Si le front républicain a toujours été invoqué pour entraver l’accès du Front national au pouvoir, il apparaît aussi que le discours d’Emmanuel Macron a su régénérer une offre politique sclérosée qui a aussi fait les beaux jours du parti d’extrême droite.
A peine les résultats du premier tour de l’élection présidentielle étaient-ils annoncés que déjà résonnait dans les différents partis défaits et opposés aux thèses du Front national l’expression de front républicain. Devant la présence d’un candidat d’extrême droite au second tour de scrutin, beaucoup, à raison d’ailleurs et quelque soit leurs convictions politiques, déclaraient vouloir voter pour Emmanuel Macron avec l’espoir de faire barrage à Marine Le Pen.
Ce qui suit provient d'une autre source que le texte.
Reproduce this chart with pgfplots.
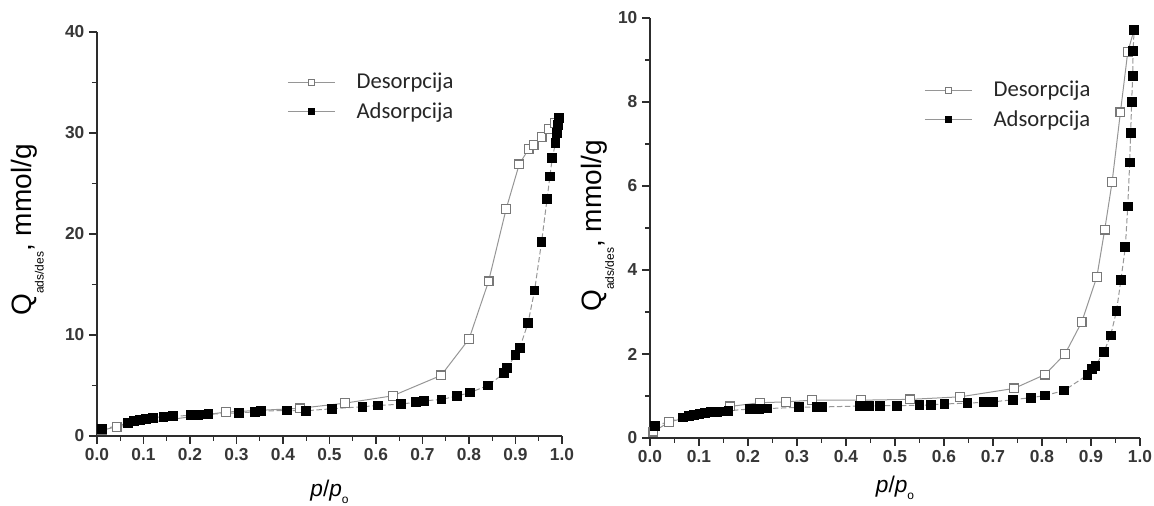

Agité comme l’ultime rempart à la présence au second tour d’une candidate portant un discours identitaire et exclusif, raciste et xénophobe, ce front républicain, est certes tout à la fois un moyen d’entraver l’arrivée au pouvoir de l’extrême droite mais est aussi, étonnamment, un moyen pour cette dernière de se justifier aux yeux de l’opinion. Comment ? En cherchant à s’allier contre le mouvement extrémiste, les partis classiques parviennent évidemment et heureusement à doucher les ambitions de l’extrême droite mais travaillent aussi à nourrir le discours victimaire de celle-ci, discours par lequel elle se présente comme exclue du débat républicain, ostracisée par des formations qui ne voudraient pas partager le pouvoir.
Entrave et prospérité
Ainsi, l’extrême droite peut-elle à loisir continuer de dénoncer les prétendues alliances entre partis et se rallier le soutien d’un électorat qui se juge lui-même exclu du jeu politique. A tort ou à raison, le front républicain, aussi utile soit-il, travaille aussi à la popularité de l’extrême droite en jetant les bases d’une logorrhée politique prompte à accabler le système si souvent dénoncé comme générateur et porteur des maux de la démocratie. Or, force est de constater que si le front républicain a toujours empêché, avec bonheur, le Front national d’accéder aux plus hautes fonctions de la République, il n’a pas empêché celui-ci de prospérer au point de voir Marine Le Pen installée au second tour de l’élection présidentielle. Car si la vocation du front républicain est d’appeler à un sursaut de la raison face à l’intolérance de l’extrême droite, ce sursaut ne reste que superficiel et de simple façade, les réflexes clivants ayant tôt fait de reprendre le dessus sur l’instant d’unité nationale. Reste à savoir cependant, si en l’absence d’appel au front républicain, les électeurs français se tourneraient naturellement vers le candidat opposé à celui d’extrême droite ? La question mérite d’être posée. Pour l’heure, il semble acquis qu’Emmanuel Macron sera le prochain Président de la République, après avoir porté un discours sur lequel l’extrême droite n’a finalement eu aucune prise tant l’ancien ministre de l’Economie tranchait avec les us et coutumes qui prévalaient jusqu’alors et dont le Front national s’est aussi pétri au fil de son histoire. Le front républicain était-il et est-il encore nécessaire tant Emmanuel Macron a su, ou essayé en tous cas, régénérer une offre politique sclérosée qui a fait les beaux jours du Front national. En résumé, Emmanuel Macron a-t-il réellement besoin d’un front républicain pour battre Marine Le Pen lors du second tour de l’élection présidentielle ? Il sera impossible de répondre à cette question tant le score au soir du second tour sera, vraisemblablement, écrasant et en faveur d’Emmanuel Macron. La probable victoire de l’ancien ministre de l’Economie pourrait plus être le fruit d’une campagne bien menée et d’un discours au contenu pertinent (à défaut d’être jugé comme possiblement efficace) que d’une alliance trans-partis de circonstances. Mais cela, il sera encore une fois impossible de le déterminer.